Bill acknowledges that his life is far from ordinary. “I’m a 75-year-old, who works in Antarctica, in the Arctic, and in Greenland, and who works full-time as a Ski Patroller during the winter. Which is rather odd - an artist doing all these things!” He credits his wife Kathryn for facilitating his life of adventure and activity. “She knew I had to be continuously engaged, continuously busy. None of it would have been possible without her endless encouragement and support.”

Lochinver, of course, has also had much to do with shaping the man Bill is today. “I am the way I am as a result of what this landscape has given me. I pretend to be cool, but really I’m a romantic in that sense.”

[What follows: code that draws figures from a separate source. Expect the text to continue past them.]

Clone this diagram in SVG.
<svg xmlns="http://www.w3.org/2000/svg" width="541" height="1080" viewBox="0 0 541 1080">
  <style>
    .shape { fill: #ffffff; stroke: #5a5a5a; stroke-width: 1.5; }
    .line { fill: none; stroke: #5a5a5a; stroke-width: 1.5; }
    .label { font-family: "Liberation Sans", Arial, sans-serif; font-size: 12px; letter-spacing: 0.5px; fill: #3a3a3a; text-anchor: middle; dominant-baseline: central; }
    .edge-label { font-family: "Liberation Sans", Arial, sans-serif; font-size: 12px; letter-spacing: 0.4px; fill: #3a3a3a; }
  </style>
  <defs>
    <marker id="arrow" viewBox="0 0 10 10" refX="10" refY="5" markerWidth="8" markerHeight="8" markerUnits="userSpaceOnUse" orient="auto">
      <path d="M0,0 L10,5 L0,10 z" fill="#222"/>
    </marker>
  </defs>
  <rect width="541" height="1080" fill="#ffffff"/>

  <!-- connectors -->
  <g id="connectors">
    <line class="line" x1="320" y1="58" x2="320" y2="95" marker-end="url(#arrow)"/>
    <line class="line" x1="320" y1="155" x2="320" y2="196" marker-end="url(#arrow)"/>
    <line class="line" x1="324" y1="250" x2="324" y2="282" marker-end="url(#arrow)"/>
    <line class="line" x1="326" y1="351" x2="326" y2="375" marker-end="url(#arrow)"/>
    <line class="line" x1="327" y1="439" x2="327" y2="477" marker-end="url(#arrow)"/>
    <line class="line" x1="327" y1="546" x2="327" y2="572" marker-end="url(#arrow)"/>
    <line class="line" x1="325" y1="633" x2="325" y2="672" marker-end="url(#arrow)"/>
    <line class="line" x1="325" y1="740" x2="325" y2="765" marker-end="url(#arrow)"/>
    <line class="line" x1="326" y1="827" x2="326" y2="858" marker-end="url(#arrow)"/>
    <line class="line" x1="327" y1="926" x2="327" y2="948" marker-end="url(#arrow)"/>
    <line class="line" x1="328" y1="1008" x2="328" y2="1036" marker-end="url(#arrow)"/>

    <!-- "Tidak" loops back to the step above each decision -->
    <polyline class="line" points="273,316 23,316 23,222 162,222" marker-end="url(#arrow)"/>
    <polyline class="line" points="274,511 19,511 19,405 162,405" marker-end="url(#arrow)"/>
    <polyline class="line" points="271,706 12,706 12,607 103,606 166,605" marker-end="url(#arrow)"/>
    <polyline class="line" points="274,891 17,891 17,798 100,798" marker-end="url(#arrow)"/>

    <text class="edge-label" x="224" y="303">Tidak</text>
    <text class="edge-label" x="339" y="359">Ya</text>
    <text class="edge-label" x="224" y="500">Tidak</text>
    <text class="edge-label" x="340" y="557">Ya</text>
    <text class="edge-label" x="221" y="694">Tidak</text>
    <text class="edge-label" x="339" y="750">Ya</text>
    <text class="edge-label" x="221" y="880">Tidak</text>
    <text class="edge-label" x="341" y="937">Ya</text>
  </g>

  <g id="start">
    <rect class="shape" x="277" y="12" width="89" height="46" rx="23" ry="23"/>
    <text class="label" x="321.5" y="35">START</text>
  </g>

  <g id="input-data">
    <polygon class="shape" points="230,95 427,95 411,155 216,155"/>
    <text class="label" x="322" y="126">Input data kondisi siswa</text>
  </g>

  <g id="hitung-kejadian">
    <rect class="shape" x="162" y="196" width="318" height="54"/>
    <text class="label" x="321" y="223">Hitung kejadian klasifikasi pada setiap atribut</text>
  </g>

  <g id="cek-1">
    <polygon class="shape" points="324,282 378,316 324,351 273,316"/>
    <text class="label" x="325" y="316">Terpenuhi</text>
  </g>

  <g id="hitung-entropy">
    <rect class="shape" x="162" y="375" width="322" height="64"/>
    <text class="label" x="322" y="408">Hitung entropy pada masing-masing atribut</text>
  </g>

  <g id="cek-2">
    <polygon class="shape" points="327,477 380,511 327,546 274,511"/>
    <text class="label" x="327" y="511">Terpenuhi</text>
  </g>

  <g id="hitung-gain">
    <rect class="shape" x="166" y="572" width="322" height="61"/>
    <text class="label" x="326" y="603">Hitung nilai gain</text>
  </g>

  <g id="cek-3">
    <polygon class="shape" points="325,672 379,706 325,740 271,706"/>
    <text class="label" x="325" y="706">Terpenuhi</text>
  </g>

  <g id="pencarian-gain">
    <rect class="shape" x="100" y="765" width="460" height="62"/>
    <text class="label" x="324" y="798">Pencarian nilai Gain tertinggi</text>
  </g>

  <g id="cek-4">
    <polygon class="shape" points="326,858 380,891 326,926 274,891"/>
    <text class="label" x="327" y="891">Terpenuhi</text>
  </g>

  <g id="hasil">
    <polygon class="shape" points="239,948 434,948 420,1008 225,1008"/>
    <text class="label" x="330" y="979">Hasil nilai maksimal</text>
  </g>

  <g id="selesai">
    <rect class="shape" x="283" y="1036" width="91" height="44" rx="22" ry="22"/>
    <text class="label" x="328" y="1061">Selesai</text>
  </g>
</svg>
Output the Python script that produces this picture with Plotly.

I managed to buy a little bit of land on the north side of the bay. Then I started working, putting a road into it, a track into it. Then I started to collect stones, thousands of stones, and built walls all the way round it. I landscaped the land, flattened it out. I spent years doing that, and then eventually put up a house, in the most superb location, right on the edge of the sea, about 35 metres from the high watermark.